The regional deceleration was pronounced in the two largest economies: India and Pakistan. Weak confidence, liquidity issues in the financial sector in India, and monetary tightening in Pakistan caused a sharp slowdown in fixed investment and a considerable softening in private consumption.

Export and import growth for the region as a whole moderated, in line with a continued slowdown in global trade and industrial activity. Business confidence was hampered by subdued consumer demand in India and security challenges in Sri Lanka. Demand faltered amid credit tightening, reflecting structurally high non-performing assets in Bangladesh, India, Pakistan and liquidity shortages in the non-bank financial sector in India, and tightening policies in Pakistan.

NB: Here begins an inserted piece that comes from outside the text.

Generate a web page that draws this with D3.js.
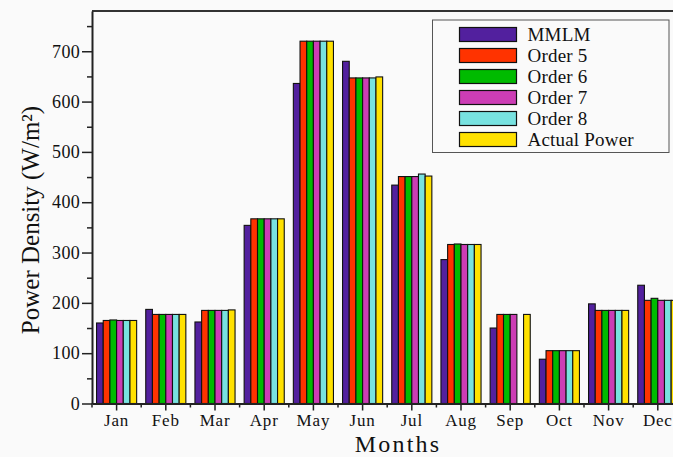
<!DOCTYPE html>
<html>
<head>
<meta charset="utf-8">
<script src="https://cdn.jsdelivr.net/npm/d3@7"></script>
<style>
  html, body { margin: 0; padding: 0; background: #fafafa; }
  svg { display: block; overflow: hidden; }
  text { font-family: "Liberation Serif", "Times New Roman", serif; fill: #111; }
</style>
</head>
<body>
<svg id="chart" width="673" height="457"></svg>
<script>
// Monthly power density per model
const months = ["Jan", "Feb", "Mar", "Apr", "May", "Jun", "Jul", "Aug", "Sep", "Oct", "Nov", "Dec"];
const seriesNames = ["MMLM", "Order 5", "Order 6", "Order 7", "Order 8", "Actual Power"];
const seriesColors = ["#52209e", "#ff3300", "#00bb00", "#cc3db5", "#78e2e0", "#ffe100"];

const mmlm   = [160, 187, 162, 354, 636, 680, 434, 286, 150,  88, 198, 235];
const order5 = [165, 177, 185, 367, 720, 647, 451, 316, 177, 105, 185, 205];
const order6 = [166, 177, 185, 367, 720, 647, 451, 317, 177, 105, 185, 209];
const order7 = [165, 177, 185, 367, 720, 647, 451, 316, 177, 105, 185, 205];
const order8 = [165, 177, 185, 367, 720, 647, 456, 316, null, 105, 185, 205];
const actual = [165, 177, 186, 367, 720, 649, 452, 316, 177, 105, 185, 205];

const yMajorTicks = [0, 100, 200, 300, 400, 500, 600, 700];
const yMinorTicks = [50, 150, 250, 350, 450, 550, 650, 750];

const seriesValues = [mmlm, order5, order6, order7, order8, actual];

const svg = d3.select("#chart");
const W = 673, H = 457;
const plot = { left: 92, right: 682.4, top: 11, bottom: 403.5 };

const x = d3.scaleBand()
  .domain(months)
  .range([plot.left, plot.right])
  .paddingInner(0.185)
  .paddingOuter(0.0925);

const xSub = d3.scaleBand()
  .domain(seriesNames)
  .range([0, x.bandwidth()]);

const y = d3.scaleLinear()
  .domain([0, 780])
  .range([plot.bottom, plot.top]);

const color = d3.scaleOrdinal().domain(seriesNames).range(seriesColors);

// Bars
const groups = svg.append("g")
  .selectAll("g")
  .data(months)
  .join("g")
  .attr("transform", d => `translate(${x(d)},0)`);

groups.selectAll("rect")
  .data((m, i) => seriesNames.map((s, j) => ({ s, v: seriesValues[j][i] })).filter(d => d.v != null))
  .join("rect")
  .attr("x", d => xSub(d.s))
  .attr("y", d => y(d.v))
  .attr("width", xSub.bandwidth())
  .attr("height", d => y(0) - y(d.v))
  .attr("fill", d => color(d.s))
  .attr("stroke", "#111")
  .attr("stroke-width", 1.1);

// Frame top line
svg.append("line")
  .attr("x1", plot.left).attr("x2", W)
  .attr("y1", plot.top).attr("y2", plot.top)
  .attr("stroke", "#333").attr("stroke-width", 2);

// Y axis
const yAxis = svg.append("g")
  .attr("transform", `translate(${plot.left},0)`)
  .call(d3.axisLeft(y).tickValues(yMajorTicks).tickSize(10).tickPadding(2).tickSizeOuter(0));
yAxis.select(".domain").attr("stroke", "#222").attr("stroke-width", 2);
yAxis.selectAll(".tick line").attr("stroke", "#222").attr("stroke-width", 1.5);
yAxis.selectAll(".tick text")
  .style("font-family", '"Liberation Serif", serif')
  .style("font-size", "18px")
  .style("letter-spacing", "0.3px")
  .attr("fill", "#111");

svg.append("g")
  .attr("transform", `translate(${plot.left},0)`)
  .call(d3.axisLeft(y).tickValues(yMinorTicks).tickSize(5).tickFormat(""))
  .call(g => g.select(".domain").remove())
  .selectAll(".tick line").attr("stroke", "#222").attr("stroke-width", 1.5);

// X axis
const xAxis = svg.append("g")
  .attr("transform", `translate(0,${plot.bottom})`)
  .call(d3.axisBottom(x).tickSize(7).tickPadding(3).tickSizeOuter(0));
xAxis.select(".domain").attr("stroke", "#222").attr("stroke-width", 2);
xAxis.selectAll(".tick line").attr("stroke", "#222").attr("stroke-width", 1.5);
xAxis.selectAll(".tick text")
  .style("font-family", '"Liberation Serif", serif')
  .style("font-size", "17px")
  .style("letter-spacing", "0.8px")
  .attr("fill", "#111");

// Minor ticks at category boundaries
const edges = months.map(m => x(m) - (x.step() - x.bandwidth()) / 2);
svg.append("g")
  .selectAll("line")
  .data(edges)
  .join("line")
  .attr("x1", d => d).attr("x2", d => d)
  .attr("y1", plot.bottom).attr("y2", plot.bottom + 4)
  .attr("stroke", "#222").attr("stroke-width", 1.5);

// Axis titles
svg.append("text")
  .attr("x", 398)
  .attr("y", 451.5)
  .attr("text-anchor", "middle")
  .style("font-size", "24px")
  .style("letter-spacing", "2.2px")
  .text("Months");

svg.append("text")
  .attr("transform", `translate(39,${220}) rotate(-90)`)
  .attr("text-anchor", "middle")
  .style("font-size", "25px")
  .text("Power Density (W/m²)");

// Legend
const legend = svg.append("g").attr("transform", "translate(432.5,20)");
legend.append("rect")
  .attr("width", 236.5).attr("height", 132.5)
  .attr("fill", "#fafafa").attr("stroke", "#555").attr("stroke-width", 1);

const item = legend.selectAll("g.item")
  .data(seriesNames)
  .join("g")
  .attr("class", "item")
  .attr("transform", (d, i) => `translate(27,${7.5 + i * 21})`);

item.append("rect")
  .attr("width", 57).attr("height", 14)
  .attr("fill", d => color(d))
  .attr("stroke", "#111").attr("stroke-width", 1.2);

item.append("text")
  .attr("x", 68).attr("y", 13.5)
  .style("font-size", "19px")
  .style("letter-spacing", "0.2px")
  .text(d => d);
</script>
</body>
</html>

The bank said the growth had decelerated in the country to an estimated 3.3pc in FY2018-19, reflecting a broad-based weakening in domestic demand. “Significant depreciation of the Pakistani rupee (the nominal effective exchange rate depreciated about 20pc over the past year) resulted in inflationary pressures. Monetary policy tightening in response to elevated inflation restricted access to credit. The government retrenched, curtailing public investment, to deal with large twin deficits and low international reserves.”

Also progress in fiscal consolidation has broadly weakened. Pakistan’s budget deficit rose more sharply than expected. Contributing factors were a shortfall in revenue collection, combined with a sizable increase in interest payments.

The regional outlook for 2020 has deteriorated recently, and risks are tilted to the downside. Financial sector weakness will likely weigh on activity unless balance sheet vulnerabilities are addressed. Although recent tensions between India and Pakistan have abated, a reescalation would damage confidence and weigh on investment in the region.

For countries with elevated debt levels and large current account deficits like Pakistan and Sri Lanka, an unexpected tightening in global financing conditions could sharply raise borrowing costs and lead to stops in capital inflows.

Growth in the region is expected to rise to 5.5pc in 2020, assuming a modest rebound in domestic demand and as economic activity benefits from policy accommodation in India and Sri Lanka and improved business confidence and support from infrastructure investments in Afghanistan, Bangladesh, and Pakistan.